The voltmeter is measuring the voltage. But every instrument affects the thing it's measuring. It detects the voltage by sucking some (hopefully only a little bit) of current out of the thing it's measuring. That's why Berkeman suggested checking the specs on the measuring device. You are wrong to think connecting a voltmeter to the capacitor isn't to some degree shorting it out.

 

[flyingpig]

Does that mean say when an ammeter measures current, it sucks out current too? But how does a voltmeter measure voltage by sucking out current? Does sucking out voltage make sense?

 

[SammyS]

The analogy would be closer to: An ammeter drops a little voltage across it, thus reducing the current which would pass through the circuit, if the ammeter were not there.

An ideal voltmeter would have infinite resistance.

An ideal ammeter would have zero resistance.

 

[flyingpig]

The confusion for me is that does that mean the current from the capacitor the voltmeter suck out has some kind of a special message that tells the voltmeter "hey I was charged with x Volts"
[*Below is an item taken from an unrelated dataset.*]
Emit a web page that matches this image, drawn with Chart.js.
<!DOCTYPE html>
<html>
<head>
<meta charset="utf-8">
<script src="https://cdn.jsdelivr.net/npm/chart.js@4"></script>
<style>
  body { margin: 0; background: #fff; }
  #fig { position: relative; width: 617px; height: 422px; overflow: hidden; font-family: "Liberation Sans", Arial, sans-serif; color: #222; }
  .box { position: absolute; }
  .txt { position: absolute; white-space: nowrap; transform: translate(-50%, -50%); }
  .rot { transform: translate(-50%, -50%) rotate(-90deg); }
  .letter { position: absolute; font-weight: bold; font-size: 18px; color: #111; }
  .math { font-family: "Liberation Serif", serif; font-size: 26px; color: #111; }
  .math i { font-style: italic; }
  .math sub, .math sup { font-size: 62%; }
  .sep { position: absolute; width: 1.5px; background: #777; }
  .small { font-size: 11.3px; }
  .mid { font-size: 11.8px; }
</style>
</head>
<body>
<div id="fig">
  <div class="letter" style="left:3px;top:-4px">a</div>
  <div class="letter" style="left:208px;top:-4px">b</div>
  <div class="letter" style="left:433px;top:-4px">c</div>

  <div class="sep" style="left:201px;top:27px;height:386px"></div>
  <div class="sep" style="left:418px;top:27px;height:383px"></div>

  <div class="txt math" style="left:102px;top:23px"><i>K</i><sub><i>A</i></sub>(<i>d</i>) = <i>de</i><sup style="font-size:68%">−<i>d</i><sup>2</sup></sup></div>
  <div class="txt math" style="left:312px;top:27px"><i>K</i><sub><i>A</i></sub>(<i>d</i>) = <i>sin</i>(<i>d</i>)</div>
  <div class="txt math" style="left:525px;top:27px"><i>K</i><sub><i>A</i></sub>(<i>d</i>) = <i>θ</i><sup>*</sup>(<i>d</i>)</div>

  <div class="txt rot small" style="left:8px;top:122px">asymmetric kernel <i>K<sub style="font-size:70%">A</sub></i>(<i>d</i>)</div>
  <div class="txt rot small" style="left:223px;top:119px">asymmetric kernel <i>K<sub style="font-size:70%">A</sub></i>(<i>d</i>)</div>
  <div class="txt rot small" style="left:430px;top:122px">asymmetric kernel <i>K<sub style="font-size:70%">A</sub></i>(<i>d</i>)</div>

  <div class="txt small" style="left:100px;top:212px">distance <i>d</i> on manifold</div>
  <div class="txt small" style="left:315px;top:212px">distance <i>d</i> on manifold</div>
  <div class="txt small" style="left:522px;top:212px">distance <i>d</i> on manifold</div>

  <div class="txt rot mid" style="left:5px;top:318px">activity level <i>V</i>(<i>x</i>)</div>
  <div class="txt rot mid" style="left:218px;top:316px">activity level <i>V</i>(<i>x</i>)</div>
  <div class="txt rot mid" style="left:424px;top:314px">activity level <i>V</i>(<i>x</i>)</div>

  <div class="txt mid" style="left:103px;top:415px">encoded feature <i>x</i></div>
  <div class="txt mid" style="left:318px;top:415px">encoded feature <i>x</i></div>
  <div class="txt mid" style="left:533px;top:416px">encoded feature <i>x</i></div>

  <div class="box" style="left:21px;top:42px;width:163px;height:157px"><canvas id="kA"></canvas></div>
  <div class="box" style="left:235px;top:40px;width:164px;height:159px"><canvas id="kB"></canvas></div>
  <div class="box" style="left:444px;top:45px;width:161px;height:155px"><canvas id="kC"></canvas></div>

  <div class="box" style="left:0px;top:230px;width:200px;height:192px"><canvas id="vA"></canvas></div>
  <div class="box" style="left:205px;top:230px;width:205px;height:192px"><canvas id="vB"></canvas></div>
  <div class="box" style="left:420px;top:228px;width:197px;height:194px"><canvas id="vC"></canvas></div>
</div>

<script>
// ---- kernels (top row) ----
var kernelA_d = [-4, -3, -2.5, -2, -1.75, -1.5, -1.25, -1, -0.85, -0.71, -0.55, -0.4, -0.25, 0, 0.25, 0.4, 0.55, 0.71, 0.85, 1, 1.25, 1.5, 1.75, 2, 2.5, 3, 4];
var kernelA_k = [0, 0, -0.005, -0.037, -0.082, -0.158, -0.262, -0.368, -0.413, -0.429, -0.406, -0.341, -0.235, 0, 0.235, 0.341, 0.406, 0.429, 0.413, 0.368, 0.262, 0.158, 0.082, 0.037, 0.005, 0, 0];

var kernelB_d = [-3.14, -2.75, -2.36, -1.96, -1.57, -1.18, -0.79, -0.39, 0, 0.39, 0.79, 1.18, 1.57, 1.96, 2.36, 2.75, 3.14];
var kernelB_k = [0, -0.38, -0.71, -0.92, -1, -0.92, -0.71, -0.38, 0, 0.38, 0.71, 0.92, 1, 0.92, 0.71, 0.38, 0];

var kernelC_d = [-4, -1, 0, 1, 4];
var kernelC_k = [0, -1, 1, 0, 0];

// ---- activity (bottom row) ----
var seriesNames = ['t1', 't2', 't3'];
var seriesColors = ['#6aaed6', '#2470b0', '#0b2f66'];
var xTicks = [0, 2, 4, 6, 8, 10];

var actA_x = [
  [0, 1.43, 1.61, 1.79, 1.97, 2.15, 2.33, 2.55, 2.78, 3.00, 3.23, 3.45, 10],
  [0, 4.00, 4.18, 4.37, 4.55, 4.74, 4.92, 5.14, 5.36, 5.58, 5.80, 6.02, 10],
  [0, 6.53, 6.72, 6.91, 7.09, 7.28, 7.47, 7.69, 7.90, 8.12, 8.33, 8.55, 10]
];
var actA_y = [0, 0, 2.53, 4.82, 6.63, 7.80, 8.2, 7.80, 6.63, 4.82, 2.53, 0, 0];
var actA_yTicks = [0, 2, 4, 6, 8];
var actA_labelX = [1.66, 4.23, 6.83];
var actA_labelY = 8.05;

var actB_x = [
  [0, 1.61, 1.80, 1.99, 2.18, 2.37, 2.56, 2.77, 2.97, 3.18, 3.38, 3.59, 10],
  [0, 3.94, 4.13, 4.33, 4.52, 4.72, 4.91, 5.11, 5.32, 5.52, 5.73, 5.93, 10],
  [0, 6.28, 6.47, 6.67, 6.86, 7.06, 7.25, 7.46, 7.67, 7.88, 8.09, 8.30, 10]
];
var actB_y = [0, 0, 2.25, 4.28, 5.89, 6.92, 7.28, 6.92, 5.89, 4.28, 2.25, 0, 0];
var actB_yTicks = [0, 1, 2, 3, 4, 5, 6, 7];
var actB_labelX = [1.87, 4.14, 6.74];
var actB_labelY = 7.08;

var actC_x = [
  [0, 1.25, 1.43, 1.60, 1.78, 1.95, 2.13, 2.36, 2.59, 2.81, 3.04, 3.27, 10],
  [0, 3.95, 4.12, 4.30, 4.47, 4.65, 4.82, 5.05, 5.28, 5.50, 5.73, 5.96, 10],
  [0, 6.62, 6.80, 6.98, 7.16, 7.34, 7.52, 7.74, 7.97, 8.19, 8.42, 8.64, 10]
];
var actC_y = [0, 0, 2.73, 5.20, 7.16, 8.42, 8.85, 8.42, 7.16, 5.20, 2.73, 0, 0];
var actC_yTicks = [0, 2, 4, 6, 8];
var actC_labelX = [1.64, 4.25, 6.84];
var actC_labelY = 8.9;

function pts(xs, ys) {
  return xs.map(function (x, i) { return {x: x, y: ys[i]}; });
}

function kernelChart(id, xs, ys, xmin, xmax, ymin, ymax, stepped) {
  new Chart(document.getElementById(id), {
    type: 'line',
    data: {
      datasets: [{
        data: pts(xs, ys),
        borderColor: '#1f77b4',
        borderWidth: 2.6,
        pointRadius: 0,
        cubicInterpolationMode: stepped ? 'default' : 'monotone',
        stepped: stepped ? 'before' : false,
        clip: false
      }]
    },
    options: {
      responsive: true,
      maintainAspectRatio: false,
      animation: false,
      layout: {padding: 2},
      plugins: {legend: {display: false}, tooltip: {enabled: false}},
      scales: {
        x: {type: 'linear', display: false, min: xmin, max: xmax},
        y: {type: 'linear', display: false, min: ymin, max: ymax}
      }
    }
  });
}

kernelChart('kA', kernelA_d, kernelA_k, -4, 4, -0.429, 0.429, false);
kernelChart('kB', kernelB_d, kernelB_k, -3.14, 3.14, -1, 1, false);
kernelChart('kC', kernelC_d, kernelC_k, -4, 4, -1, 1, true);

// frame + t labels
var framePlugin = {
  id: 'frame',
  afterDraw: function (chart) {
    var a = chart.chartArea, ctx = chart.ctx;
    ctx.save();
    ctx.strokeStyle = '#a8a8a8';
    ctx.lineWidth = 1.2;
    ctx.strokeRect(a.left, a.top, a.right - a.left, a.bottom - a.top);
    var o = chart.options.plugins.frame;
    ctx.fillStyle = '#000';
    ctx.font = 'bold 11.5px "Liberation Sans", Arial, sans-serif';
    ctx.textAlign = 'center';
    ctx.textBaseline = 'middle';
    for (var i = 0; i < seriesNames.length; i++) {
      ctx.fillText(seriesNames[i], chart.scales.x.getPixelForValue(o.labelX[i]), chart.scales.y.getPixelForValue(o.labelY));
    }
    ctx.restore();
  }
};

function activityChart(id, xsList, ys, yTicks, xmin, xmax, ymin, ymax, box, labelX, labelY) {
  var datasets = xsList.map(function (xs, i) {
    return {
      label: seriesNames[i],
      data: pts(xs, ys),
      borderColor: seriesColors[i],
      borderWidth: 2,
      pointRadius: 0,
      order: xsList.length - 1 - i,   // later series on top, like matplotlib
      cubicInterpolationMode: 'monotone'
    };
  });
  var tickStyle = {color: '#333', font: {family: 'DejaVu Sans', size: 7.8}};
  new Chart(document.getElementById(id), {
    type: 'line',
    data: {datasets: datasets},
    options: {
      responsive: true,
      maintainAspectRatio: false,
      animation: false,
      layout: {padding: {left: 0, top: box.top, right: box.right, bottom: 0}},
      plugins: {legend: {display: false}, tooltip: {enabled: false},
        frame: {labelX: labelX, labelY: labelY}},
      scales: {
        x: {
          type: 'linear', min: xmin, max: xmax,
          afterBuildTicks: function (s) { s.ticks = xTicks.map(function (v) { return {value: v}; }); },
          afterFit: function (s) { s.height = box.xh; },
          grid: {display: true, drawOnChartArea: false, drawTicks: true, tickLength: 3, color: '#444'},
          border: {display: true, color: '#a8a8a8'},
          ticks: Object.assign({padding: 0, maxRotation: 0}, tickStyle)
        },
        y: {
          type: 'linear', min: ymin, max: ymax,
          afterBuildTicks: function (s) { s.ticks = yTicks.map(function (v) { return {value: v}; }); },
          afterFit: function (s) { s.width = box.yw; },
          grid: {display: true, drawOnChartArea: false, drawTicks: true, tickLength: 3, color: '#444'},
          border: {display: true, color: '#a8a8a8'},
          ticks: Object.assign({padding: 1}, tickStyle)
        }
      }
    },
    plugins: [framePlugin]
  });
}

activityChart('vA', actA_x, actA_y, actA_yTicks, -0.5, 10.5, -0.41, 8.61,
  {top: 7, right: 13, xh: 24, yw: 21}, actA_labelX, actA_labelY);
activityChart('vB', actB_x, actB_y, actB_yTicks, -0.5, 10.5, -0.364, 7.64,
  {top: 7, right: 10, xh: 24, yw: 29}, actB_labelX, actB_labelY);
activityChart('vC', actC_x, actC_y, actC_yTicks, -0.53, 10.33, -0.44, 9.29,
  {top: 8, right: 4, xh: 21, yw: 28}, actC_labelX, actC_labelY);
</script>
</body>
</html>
In other words, does current have some other magic properties?

 

[ileacus]

An ideal voltmeter "sucks out" zero current. Its infinite resistance would prevent any current from flowing through it, and it would measure an exact voltage difference (potential) between its two leads. Because a real world voltmeter cannot have infinite resistance, some of the current "leaks" across it, and the measured voltage will drop without some other current source (e.g., a battery) attached to the circuit.
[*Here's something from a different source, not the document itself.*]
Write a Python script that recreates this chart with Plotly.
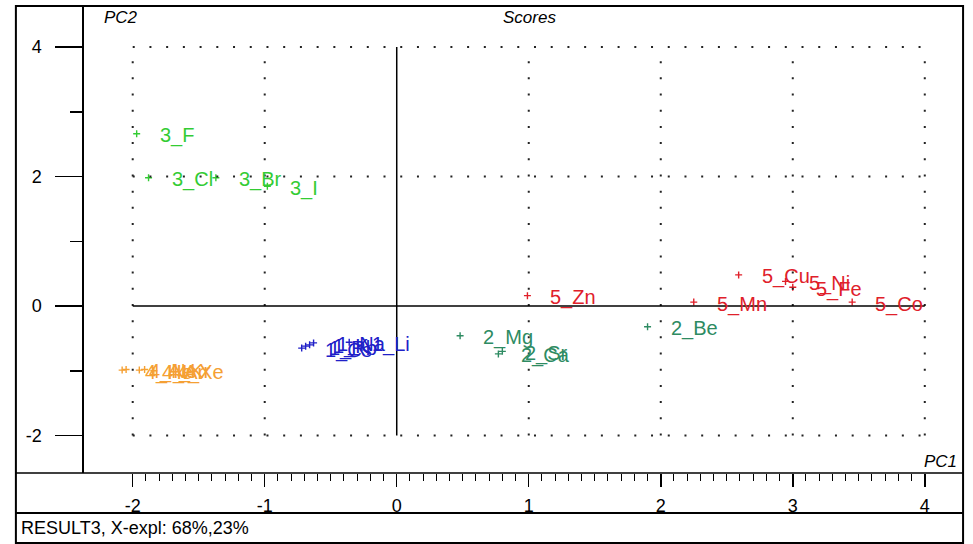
import plotly.graph_objects as go

W, H = 973, 544

# ---------------- data ----------------
alkali_labels = ["1_Cs", "1_Rb", "1_K", "1_Na", "1_Li"]
alkali_pc1 = [-0.72, -0.69, -0.66, -0.63, -0.36]
alkali_pc2 = [-0.65, -0.62, -0.60, -0.57, -0.56]

earth_labels = ["2_Mg", "2_Ca", "2_Sr", "2_Be"]
earth_pc1 = [0.48, 0.77, 0.80, 1.90]
earth_pc2 = [-0.46, -0.74, -0.70, -0.32]

halogen_labels = ["3_F", "3_Cl", "3_Br", "3_I"]
halogen_pc1 = [-1.97, -1.88, -1.37, -0.98]
halogen_pc2 = [2.66, 1.98, 1.98, 1.85]

noble_labels = ["4_He", "4_Ne", "4_Ar", "4_Kr", "4_Xe"]
noble_pc1 = [-2.08, -2.05, -1.95, -1.91, -1.84]
noble_pc2 = [-0.99, -0.98, -0.99, -0.98, -1.00]

trans_labels = ["5_Zn", "5_Mn", "5_Cu", "5_Ni", "5_Fe", "5_Co"]
trans_pc1 = [0.99, 2.25, 2.59, 2.945, 3.00, 3.45]
trans_pc2 = [0.16, 0.06, 0.48, 0.38, 0.29, 0.06]

x_ticks = [-2, -1, 0, 1, 2, 3, 4]
x_tick_labels = ["-2", "-1", "0", "1", "2", "3", "4"]
y_ticks = [-2, 0, 2, 4]
y_tick_labels = ["-2", "0", "2", "4"]

x_grid = [-2, -1, 1, 2, 3, 4]
y_grid = [-2, 2, 4]
x_lim = [-2, 4]
y_lim = [-2, 4]

title_text = "Scores"
xlab, ylab = "PC1", "PC2"
status_text = "RESULT3, X-expl: 68%,23%"

# ---------------- layout geometry (pixels) ----------------
X0PX, XS = 394.0, 133.8     # pixel of PC1=0, pixels per unit
Y0PX, YS = 306.0, 64.75     # pixel of PC2=0, pixels per unit
LEFT, RIGHT, TOP, BOTTOM = 77, 968, 6, 473
PANEL_BOT = 513

def px(v):
    return v / W

def py(v):
    return 1 - v / H

FONT = "Liberation Sans, Arial, sans-serif"

groups = [
    (alkali_labels, alkali_pc1, alkali_pc2, "#2020c8"),
    (earth_labels, earth_pc1, earth_pc2, "#2e8b62"),
    (halogen_labels, halogen_pc1, halogen_pc2, "#33cc33"),
    (noble_labels, noble_pc1, noble_pc2, "#f5a033"),
    (trans_labels, trans_pc1, trans_pc2, "#e0202a"),
]

fig = go.Figure()
annotations = []
for labels, xs, ys, col in groups:
    fig.add_trace(go.Scatter(
        x=xs, y=ys, mode="markers", hoverinfo="skip",
        marker=dict(symbol="cross-thin", size=5, color=col, line=dict(color=col, width=1.4)),
        showlegend=False, cliponaxis=False,
    ))
    for lab, xv, yv in zip(labels, xs, ys):
        annotations.append(dict(
            x=xv, y=yv, xref="x", yref="y", text=lab, showarrow=False,
            xanchor="left", yanchor="middle", xshift=21, yshift=-2,
            font=dict(family=FONT, size=20, color=col),
        ))

# empty trace to materialise the tick axis
fig.add_trace(go.Scatter(x=[], y=[], xaxis="x2", yaxis="y", showlegend=False))

shapes = []
# dotted grid
for gx in x_grid:
    shapes.append(dict(type="line", xref="x", yref="y", x0=gx, x1=gx,
                       y0=y_lim[0], y1=y_lim[1],
                       line=dict(color="#222", width=2, dash="2px,14.19px")))
for gy in y_grid:
    shapes.append(dict(type="line", xref="x", yref="y", x0=x_lim[0], x1=x_lim[1],
                       y0=gy, y1=gy,
                       line=dict(color="#222", width=2, dash="2px,14.72px")))
# solid zero lines
shapes.append(dict(type="line", xref="x", yref="y", x0=0, x1=0, y0=y_lim[0], y1=y_lim[1],
                   line=dict(color="black", width=1.5)))
shapes.append(dict(type="line", xref="x", yref="y", x0=x_lim[0], x1=x_lim[1], y0=0, y1=0,
                   line=dict(color="black", width=1.5)))
# frames
shapes.append(dict(type="rect", xref="paper", yref="paper", x0=px(8), x1=px(968),
                   y0=py(543), y1=py(TOP), line=dict(color="black", width=2)))
shapes.append(dict(type="line", xref="paper", yref="paper", x0=px(8), x1=px(968),
                   y0=py(BOTTOM), y1=py(BOTTOM), line=dict(color="black", width=1.5)))
shapes.append(dict(type="line", xref="paper", yref="paper", x0=px(8), x1=px(968),
                   y0=py(PANEL_BOT), y1=py(PANEL_BOT), line=dict(color="black", width=2)))

# texts
annotations += [
    dict(x=px(95), y=py(18), xref="paper", yref="paper", text=ylab, showarrow=False,
         xanchor="left", yanchor="middle", font=dict(family=FONT, size=17, color="black", style="italic")),
    dict(x=px(529), y=py(18), xref="paper", yref="paper", text=title_text, showarrow=False,
         xanchor="center", yanchor="middle", font=dict(family=FONT, size=17, color="black", style="italic")),
    dict(x=px(964), y=py(461), xref="paper", yref="paper", text=xlab, showarrow=False,
         xanchor="right", yanchor="middle", font=dict(family=FONT, size=17, color="black", style="italic")),
    dict(x=px(11), y=py(528), xref="paper", yref="paper", text=status_text, showarrow=False,
         xanchor="left", yanchor="middle", font=dict(family=FONT, size=18, color="black")),
]

fig.update_layout(
    width=W, height=H,
    margin=dict(l=0, r=0, t=0, b=0),
    paper_bgcolor="white", plot_bgcolor="rgba(0,0,0,0)",
    showlegend=False,
    xaxis=dict(domain=[px(LEFT), px(RIGHT)],
               range=[(LEFT - X0PX) / XS, (RIGHT - X0PX) / XS],
               visible=False, fixedrange=True),
    yaxis=dict(domain=[py(BOTTOM), py(TOP)],
               range=[(Y0PX - BOTTOM) / YS, (Y0PX - TOP) / YS],
               showgrid=False, zeroline=False,
               showline=True, linecolor="black", linewidth=1.5,
               ticks="outside", ticklen=27, tickwidth=1.5, tickcolor="black",
               tickmode="array", tickvals=y_ticks, ticktext=y_tick_labels,
               ticklabelstandoff=10,
               minor=dict(ticks="outside", ticklen=12, tickwidth=1.5, tickcolor="black",
                          tickmode="linear", tick0=0, dtick=1),
               tickfont=dict(family=FONT, size=18, color="black"), fixedrange=True),
    xaxis2=dict(domain=[px(X0PX + x_lim[0] * XS - 0.2), px(X0PX + x_lim[1] * XS + 0.2)],
                range=[x_lim[0] - 0.0015, x_lim[1] + 0.0015],
                anchor="y", side="bottom",
                showgrid=False, zeroline=False, showline=False,
                ticks="outside", ticklen=13, tickwidth=1.5, tickcolor="black",
                tickmode="array", tickvals=x_ticks, ticktext=x_tick_labels,
                ticklabelstandoff=3,
                minor=dict(ticks="outside", ticklen=7, tickwidth=1, tickcolor="black",
                           tickmode="linear", tick0=0, dtick=0.1),
                tickfont=dict(family=FONT, size=18, color="black"), fixedrange=True),
    shapes=shapes,
    annotations=annotations,
)

fig.write_html(
    "out.html",
    config={"displayModeBar": False, "staticPlot": True},
    post_script="document.body.style.margin='0';document.body.style.padding='0';"
                "document.body.style.overflow='hidden';",
)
So, if you have charged a capacitor, then disconnected it from the current source, and then measure its voltage with a real voltmeter, the capacitor will "slowly" lose some of it charge - the capacitor in effect becomes the only current source in the circuit. Were the voltmeter ideal, it would prevent any current flow, and simply measure the potential difference between the two leads of the capacitor.

Hope that helps.
[edit]
Perhaps an analogy will help. Consider measuring the gravitational potential energy of a rock on the edge of a cliff of a certain height (analogue of electric potential energy, or voltage) . The "ideal" potential energy measuring device just measures the height of the cliff, without moving the rock. A "real world" device would allow the rock to drop ever so slightly to make its measurement, and if it were kept there, the rock would continue to fall until its potential energy were 0, i.e., it hit the ground. Obviously, a real world device for measuring gravitational potential energy doesn't have the same limitations as a voltmeter - a measuring stick tells you exactly the height of the rock without moving it. In the world of electrics, the device has to touch the rock, providing a ramp for it to roll down. The current that "rolls down" through the voltmeter isn't special any more than the motion of the rock in the hypothetical gravitational potential energy measuring device. In fact, it's unwanted and ultimately results in all of the potential energy being expended - as kinetic energy (down the ramp) for the rock and as current (through the voltmeter) for the capacitor.

 

[flyingpig]

But if a voltmeter has infinite resistance, then how can it even read in the first place? No current can go through, no "message" is being send from the capacitor to the voltmeter.

 

[berkeman]

But if a voltmeter has infinite resistance, then how can it even read in the first place? No current can go through, no "message" is being send from the capacitor to the voltmeter.

You are basically correct. For a real voltmeter to operate, you at least have to charge up the gate of the input MOSFET stage. That takes a small current to charge it up, assuming the gate capacitance and interconnect parasitic capacitance is in the low pF range.

Just think of the "ideal" voltmeter having a super-tiny input MOSFET stage, so the input current to charge up that capacitance is negligible, and the MOSFET gate leakage current is also negligible...

 

[flyingpig]

No our voltmeter is like a "clock", it isn't digital. You have three inputs. It kinda looks like this

 

[berkeman]

Yeah, that's an analog voltmeter, and it probably has a pretty low input resistance (1MegOhm maybe? or lower?). No wonder the capacitor discharged relatively quickly.

 

[flyingpig]

But does that voltmeter have this thing called "MOSFET"? It doesn't feel natural to include the word "MOSFET" in my answer.